**Brief**
Copy the data exactly as it appears, and do not include any pictures.

===

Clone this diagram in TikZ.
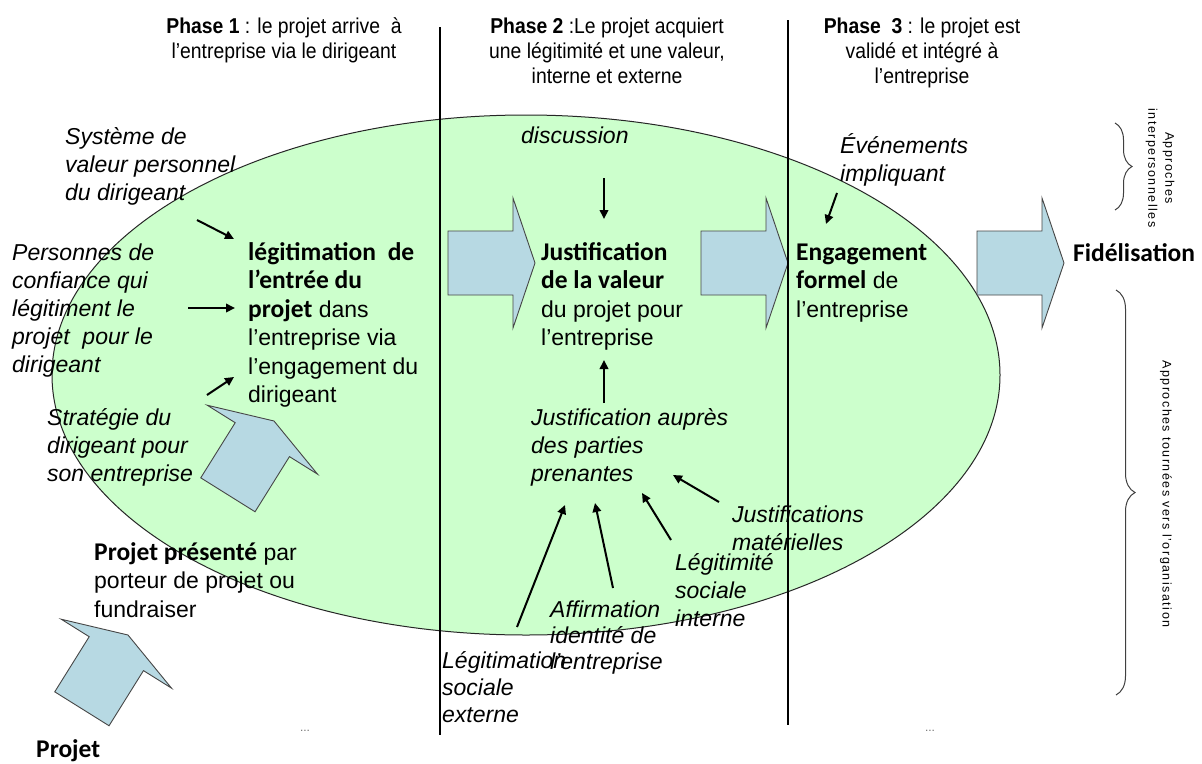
\documentclass[tikz,border=0pt]{standalone}
\usepackage{fontspec}
\setmainfont{Liberation Sans}
\newfontfamily\calib{Carlito}
\newfontfamily\ttlfont{Liberation Sans}[FakeStretch=0.9]
\usetikzlibrary{arrows.meta,decorations.pathreplacing}
\definecolor{ellgreen}{RGB}{204,255,204}
\definecolor{blockblue}{RGB}{183,217,227}
\definecolor{blockline}{RGB}{70,70,70}
\newcommand{\bd}[1]{{\calib\bfseries\fontsize{25.5}{28.5}\selectfont #1}}
\tikzset{
  txt/.style={inner sep=0pt, align=left, anchor=base west, font=\fontsize{23}{28.5}\selectfont},
  itxt/.style={inner sep=0pt, align=left, anchor=base west, font=\fontsize{23}{28}\selectfont\itshape},
  ttl/.style={inner sep=0pt, align=center, anchor=base, font=\ttlfont\fontsize{21.5}{25}\selectfont},
  conn/.style={line width=2pt, -{Triangle[length=9pt,width=8.5pt]}, draw=black},
  blockarrow/.style={fill=blockblue, draw=blockline, line width=0.9pt, line join=miter},
  phaseline/.style={line width=1.2pt, draw=black},
  bracestyle/.style={decorate, decoration={brace, amplitude=#1}, line width=1pt, draw=black!75},
  side/.style={inner sep=0pt, rotate=-90, align=center, font=\fontsize{12.5}{17}\selectfont\addfontfeature{LetterSpace=12}},
  dotsstyle/.style={inner sep=0pt, font=\fontsize{12}{12}\selectfont, text=black!55},
  blk/.pic={\draw[blockarrow] (0,0) -- (-22,-65) -- (-22,-32) -- (-87,-32) -- (-87,32) -- (-22,32) -- (-22,65) -- cycle;}
}
\begin{document}
\begin{tikzpicture}[x=1pt,y=-1pt]
\useasboundingbox (0,0) rectangle (1202,763);
\fill[white] (0,0) rectangle (1202,763);
% ellipse
\draw[fill=ellgreen, draw=black!85, line width=1pt] (526,375) ellipse [x radius=474, y radius=260];
% block arrows
\pic at (535,263) {blk};
\pic at (788,263) {blk};
\pic at (1064,263) {blk};
\pic[rotate=58] at (274,421) {blk};
\pic[rotate=58] at (128,635) {blk};
% phase lines
\coordinate (l1t) at (440,27); \coordinate (l1b) at (440,735);
\coordinate (l2t) at (788,20); \coordinate (l2b) at (788,725);
\draw[phaseline] (l1t) -- (l1b);
\draw[phaseline] (l2t) -- (l2b);
% titles (anchor = baseline of last line)
\node[ttl] (t1) at (284,58) {\textbf{Phase 1} : le projet arrive \ à\\l’entreprise via le dirigeant};
\node[ttl] (t2) at (607,83) {\textbf{Phase 2} :Le projet acquiert\\une légitimité et une valeur,\\interne et externe};
\node[ttl] (t3) at (922,83) {\textbf{Phase \ 3} : le projet est\\validé et intégré à\\l’entreprise};
% left texts
\node[itxt] (sysval) at (65,200) {Système de\\valeur personnel\\du dirigeant};
\node[itxt] (pers) at (12,372) {Personnes de\\confiance qui\\légitiment le\\projet \ pour le\\dirigeant};
\node[itxt] (strat) at (47,481) {Stratégie du\\dirigeant pour\\son entreprise};
% main texts
\node[txt] (legit) at (248,402.5) {\bd{légitimation\hspace{6pt} de}\\\bd{l’entrée du}\\\bd{projet} dans\\l’entreprise via\\l’engagement du\\dirigeant};
\node[txt] (justif) at (541,345.5) {\bd{Justification}\\\bd{de la valeur}\\du projet pour\\l’entreprise};
\node[txt] (engag) at (796,317) {\bd{Engagement}\\\bd{formel} de\\l’entreprise};
\node[txt] (fidel) at (1073,261) {\bd{Fidélisation}};
\node[itxt] (disc) at (521,143) {discussion};
\node[itxt] (event) at (840,181) {Événements\\impliquant};
\node[itxt] (jpp) at (531,481) {Justification auprès\\des parties\\prenantes};
\node[itxt] (jmat) at (732,550) {Justifications\\matérielles};
\node[itxt] (lsi) at (675,626) {Légitimité\\sociale\\interne};
\node[itxt, font=\fontsize{23}{26}\selectfont\itshape] (aff) at (550,669) {Affirmation\\identité de\\l’entreprise};
\node[itxt, font=\fontsize{23}{27}\selectfont\itshape] (lse) at (442,722) {Légitimation\\sociale\\externe};
\node[txt] (pp) at (94,617) {\bd{Projet présenté} par\\porteur de projet ou\\fundraiser};
\node[txt] (proj) at (36,757) {\bd{Projet}};
% connectors
\coordinate (a1s) at (197,220); \coordinate (a1e) at (234,239);
\coordinate (a2s) at (188,308); \coordinate (a2e) at (235,308);
\coordinate (a3s) at (207,395); \coordinate (a3e) at (234,377);
\coordinate (ads) at (604,178); \coordinate (ade) at (604,219);
\coordinate (aus) at (604,403); \coordinate (aue) at (604,360);
\coordinate (aes) at (837,193); \coordinate (aee) at (826,224);
\coordinate (ams) at (719,502); \coordinate (ame) at (673,475);
\coordinate (als) at (671,540); \coordinate (ale) at (642,493);
\coordinate (afs) at (613,588); \coordinate (afe) at (595,503);
\coordinate (axs) at (517,627); \coordinate (axe) at (565,505);
\draw[conn] (a1s) -- (a1e);
\draw[conn] (a2s) -- (a2e);
\draw[conn] (a3s) -- (a3e);
\draw[conn] (ads) -- (ade);
\draw[conn] (aus) -- (aue);
\draw[conn] (aes) -- (aee);
\draw[conn] (ams) -- (ame);
\draw[conn] (als) -- (ale);
\draw[conn] (afs) -- (afe);
\draw[conn] (axs) -- (axe);
% braces
\coordinate (b1t) at (1115,123); \coordinate (b1b) at (1115,210);
\coordinate (b2t) at (1116,290); \coordinate (b2b) at (1116,695);
\draw[bracestyle=17pt] (b1t) -- (b1b);
\draw[bracestyle=19pt] (b2t) -- (b2b);
\node[side] (ap1) at (1160,168) {Approches\\interpersonnelles};
\node[side] (ap2) at (1166,494) {Approches tournées vers l’organisation};
% dots
\node[dotsstyle] (dots1) at (305,731) {...};
\node[dotsstyle] (dots2) at (930,731) {...};
\end{tikzpicture}
\end{document}
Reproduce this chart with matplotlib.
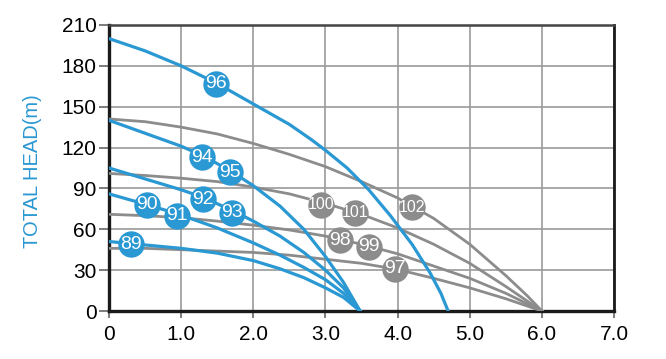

===

**Correct answer**
Clone this diagram in TikZ.
\documentclass[tikz,border=0pt]{standalone}
\usepackage{fontspec}
\setmainfont{Liberation Sans}
\newfontfamily\calib{Carlito}
\newfontfamily\ttlfont{Liberation Sans}[FakeStretch=0.9]
\usetikzlibrary{arrows.meta,decorations.pathreplacing}
\definecolor{ellgreen}{RGB}{204,255,204}
\definecolor{blockblue}{RGB}{183,217,227}
\definecolor{blockline}{RGB}{70,70,70}
\newcommand{\bd}[1]{{\calib\bfseries\fontsize{25.5}{28.5}\selectfont #1}}
\tikzset{
  txt/.style={inner sep=0pt, align=left, anchor=base west, font=\fontsize{23}{28.5}\selectfont},
  itxt/.style={inner sep=0pt, align=left, anchor=base west, font=\fontsize{23}{28}\selectfont\itshape},
  ttl/.style={inner sep=0pt, align=center, anchor=base, font=\ttlfont\fontsize{21.5}{25}\selectfont},
  conn/.style={line width=2pt, -{Triangle[length=9pt,width=8.5pt]}, draw=black},
  blockarrow/.style={fill=blockblue, draw=blockline, line width=0.9pt, line join=miter},
  phaseline/.style={line width=1.2pt, draw=black},
  bracestyle/.style={decorate, decoration={brace, amplitude=#1}, line width=1pt, draw=black!75},
  side/.style={inner sep=0pt, rotate=-90, align=center, font=\fontsize{12.5}{17}\selectfont\addfontfeature{LetterSpace=12}},
  dotsstyle/.style={inner sep=0pt, font=\fontsize{12}{12}\selectfont, text=black!55},
  blk/.pic={\draw[blockarrow] (0,0) -- (-22,-65) -- (-22,-32) -- (-87,-32) -- (-87,32) -- (-22,32) -- (-22,65) -- cycle;}
}
\begin{document}
\begin{tikzpicture}[x=1pt,y=-1pt]
\useasboundingbox (0,0) rectangle (1202,763);
\fill[white] (0,0) rectangle (1202,763);
% ellipse
\draw[fill=ellgreen, draw=black!85, line width=1pt] (526,375) ellipse [x radius=474, y radius=260];
% block arrows
\pic at (535,263) {blk};
\pic at (788,263) {blk};
\pic at (1064,263) {blk};
\pic[rotate=58] at (274,421) {blk};
\pic[rotate=58] at (128,635) {blk};
% phase lines
\coordinate (l1t) at (440,27); \coordinate (l1b) at (440,735);
\coordinate (l2t) at (788,20); \coordinate (l2b) at (788,725);
\draw[phaseline] (l1t) -- (l1b);
\draw[phaseline] (l2t) -- (l2b);
% titles (anchor = baseline of last line)
\node[ttl] (t1) at (284,58) {\textbf{Phase 1} : le projet arrive \ à\\l’entreprise via le dirigeant};
\node[ttl] (t2) at (607,83) {\textbf{Phase 2} :Le projet acquiert\\une légitimité et une valeur,\\interne et externe};
\node[ttl] (t3) at (922,83) {\textbf{Phase \ 3} : le projet est\\validé et intégré à\\l’entreprise};
% left texts
\node[itxt] (sysval) at (65,200) {Système de\\valeur personnel\\du dirigeant};
\node[itxt] (pers) at (12,372) {Personnes de\\confiance qui\\légitiment le\\projet \ pour le\\dirigeant};
\node[itxt] (strat) at (47,481) {Stratégie du\\dirigeant pour\\son entreprise};
% main texts
\node[txt] (legit) at (248,402.5) {\bd{légitimation\hspace{6pt} de}\\\bd{l’entrée du}\\\bd{projet} dans\\l’entreprise via\\l’engagement du\\dirigeant};
\node[txt] (justif) at (541,345.5) {\bd{Justification}\\\bd{de la valeur}\\du projet pour\\l’entreprise};
\node[txt] (engag) at (796,317) {\bd{Engagement}\\\bd{formel} de\\l’entreprise};
\node[txt] (fidel) at (1073,261) {\bd{Fidélisation}};
\node[itxt] (disc) at (521,143) {discussion};
\node[itxt] (event) at (840,181) {Événements\\impliquant};
\node[itxt] (jpp) at (531,481) {Justification auprès\\des parties\\prenantes};
\node[itxt] (jmat) at (732,550) {Justifications\\matérielles};
\node[itxt] (lsi) at (675,626) {Légitimité\\sociale\\interne};
\node[itxt, font=\fontsize{23}{26}\selectfont\itshape] (aff) at (550,669) {Affirmation\\identité de\\l’entreprise};
\node[itxt, font=\fontsize{23}{27}\selectfont\itshape] (lse) at (442,722) {Légitimation\\sociale\\externe};
\node[txt] (pp) at (94,617) {\bd{Projet présenté} par\\porteur de projet ou\\fundraiser};
\node[txt] (proj) at (36,757) {\bd{Projet}};
% connectors
\coordinate (a1s) at (197,220); \coordinate (a1e) at (234,239);
\coordinate (a2s) at (188,308); \coordinate (a2e) at (235,308);
\coordinate (a3s) at (207,395); \coordinate (a3e) at (234,377);
\coordinate (ads) at (604,178); \coordinate (ade) at (604,219);
\coordinate (aus) at (604,403); \coordinate (aue) at (604,360);
\coordinate (aes) at (837,193); \coordinate (aee) at (826,224);
\coordinate (ams) at (719,502); \coordinate (ame) at (673,475);
\coordinate (als) at (671,540); \coordinate (ale) at (642,493);
\coordinate (afs) at (613,588); \coordinate (afe) at (595,503);
\coordinate (axs) at (517,627); \coordinate (axe) at (565,505);
\draw[conn] (a1s) -- (a1e);
\draw[conn] (a2s) -- (a2e);
\draw[conn] (a3s) -- (a3e);
\draw[conn] (ads) -- (ade);
\draw[conn] (aus) -- (aue);
\draw[conn] (aes) -- (aee);
\draw[conn] (ams) -- (ame);
\draw[conn] (als) -- (ale);
\draw[conn] (afs) -- (afe);
\draw[conn] (axs) -- (axe);
% braces
\coordinate (b1t) at (1115,123); \coordinate (b1b) at (1115,210);
\coordinate (b2t) at (1116,290); \coordinate (b2b) at (1116,695);
\draw[bracestyle=17pt] (b1t) -- (b1b);
\draw[bracestyle=19pt] (b2t) -- (b2b);
\node[side] (ap1) at (1160,168) {Approches\\interpersonnelles};
\node[side] (ap2) at (1166,494) {Approches tournées vers l’organisation};
% dots
\node[dotsstyle] (dots1) at (305,731) {...};
\node[dotsstyle] (dots2) at (930,731) {...};
\end{tikzpicture}
\end{document}
Reproduce this chart with matplotlib.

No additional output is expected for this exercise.